Thanks to Vilaweb, a Catalan news service that I follow on Twitter, I came across an interview (in English) of Jeremy Rifkin, an American economist who has worked with several European governments. I was drawn to the video because of a quote in the article that says, "We have to stop obsessing over getting rich". I have long worried about corporations and other entities who only worry about the "bottom line" without taking into account the many very real costs associated with it.
It was refreshing to hear Rifkin compare the American Dream ("useful on the frontier") with the Europeans' desire for "Quality of Life" (a better, more sustainable future for society).
What I wasn't familiar with was his take on distributive energy policy (think Energy 2.0), which is what the bulk of the interview addresses. While he is in favor of centralized renewable energy plants--like large wind or sun collectors in the west, feeding electricity back east with high-voltage, and one must expect, very long cables--he believes the future lies in distributive energy, which he compares to Web 2.0 and the internet.
Each individual building creates energy and then distributes what they don't need back to the grid. This is like folks creating videos and distributing them on YouTube. We'll depend neither on NBC, nor on Exxon. Sounds good to me.

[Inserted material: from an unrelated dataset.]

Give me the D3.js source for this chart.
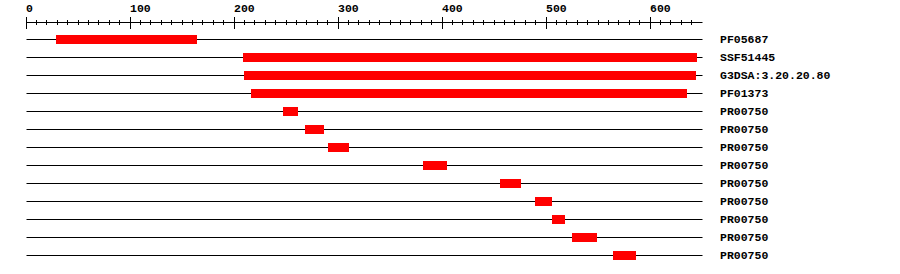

But with the debates raging about universal health care and the evils of supposed socialism, what I keep thinking about is this emphasis on quality of life versus getting rich. The first is a much wider net: quality of life is dependent not only on one's individual circumstances, but on those around you, and thus requires broader thinking about what issues need our attention and resources. Getting rich is a much more narrow goal, and a much less satisfying one.